Nella “nostra” parte d’Europa i programmi di riarmo sono visti con costernazione, scetticismo e opposizione dalla maggior parte dell’opinione pubblica: 800 miliardi diviso 27 Paesi ci sembrano un peso intollerabile, e i governi gli cambiano il nome perché sennò suona male. Intanto, dall’altro capo del continente, nella Polonia in campagna elettorale si domanda la rottura unilaterale delle relazioni con la Russia, e il posizionamento di armi atomiche sul territorio nazionale – chiesto agli USA dai partiti trumpiani, alla Francia dai partiti europeisti. Tra i Paesi dell’area si è da tempo d’accordo sulla costruzione anche fisica di una nuova cortina di ferro, e il maggior fabbricante europeo di armamenti, la tedesca Rheinmetall, annuncia profitti record (il suo valore in borsa è triplicato dalle elezioni americane, decuplicato da quando la Russia ha invaso l’Ucraina nel 2022) e l’intenzione di rilevare gli stabilimenti Volkswagen destinati alla chiusura per produrre carri armati e radar al posto delle automobili. Una sostituzione, questa, del cui potenziale l’industria europea è consapevole già da anni, ma a cui la guerra su larga scala scatenata da Vladimir Putin e l’arrivo di Donald Trump alla Casa Bianca hanno offerto le ali per volare.

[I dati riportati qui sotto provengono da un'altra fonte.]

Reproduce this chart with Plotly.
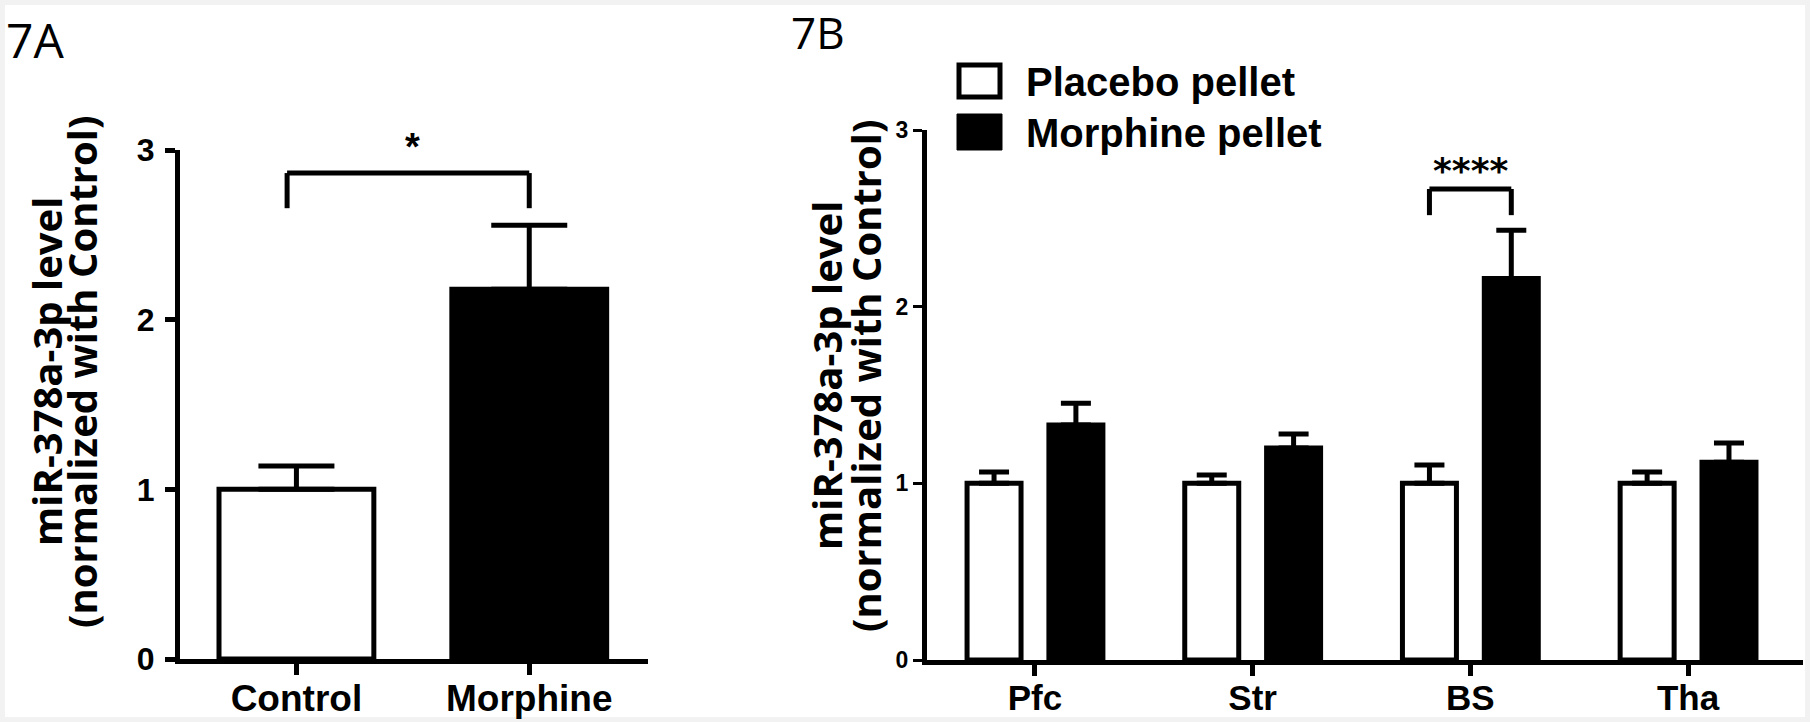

L’Europa, insomma, rischia una frammentazione e una divergenza molto profonda – proprio mentre ai suoi Paesi viene consentito di indebitarsi per costruire armamenti. L’intero processo non può essere demandato ai singoli Stati, come sta accadendo, fingendo che non riguardi l’intero continente e il futuro dell’Unione Europea. Non può essere gestito con la frivolezza e la superficialità di chi sta soltanto preparando la sua borsetta, come ha mostrato la Commissaria per la Parità, la Preparazione e la Gestione delle Crisi Hadja Labib. Non può essere portato avanti senza il pieno coinvolgimento della cittadinanza europea e dei suoi rappresentanti: cioè discutendo e stabilendo in maniera chiara ragioni, modalità, priorità, obiettivi del rafforzamento della difesa UE. Cosa c’è esattamente nel “kit di sopravvivenza” dell’Unione Europea? Nessuno può davvero rispondere a questa domanda, nessuno al momento può davvero sapere a cosa serviranno o come saranno impiegate – o magari a chi saranno vendute – le armi che ci apprestiamo a costruire.

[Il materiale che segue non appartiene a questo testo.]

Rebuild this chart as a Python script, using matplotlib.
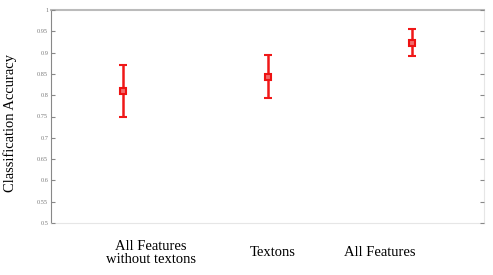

Servono dunque, ed è cruciale, organismi di coordinamento e controllo sovranazionale, dentro i quali gli Stati UE partecipino in maniera inclusiva, in cambio della propria assunzione di responsabilità, dato che l’aumento della spesa militare si consente utilizzando fondi comuni e sospendendo regole di bilancio finora considerate intoccabili. Altrimenti si corrono due rischi importanti: quello di appaltare alla Germania il ruolo lasciato scoperto dagli Stati Uniti, lasciando che sia il sistema politico-economico che ruota attorno a Berlino a stabilire priorità e obiettivi del riarmo. Oppure, di fronte alla complessità di ciò che c’è oltre le frontiere europee, finire per limitarsi a rimpinguare 27 singoli e inefficienti eserciti di 27 stati che hanno interessi diversi, guidati da governi che sulla Russia o gli Stati Uniti hanno posizioni persino opposte tra loro: l’Europa ha già commesso questo errore in passato.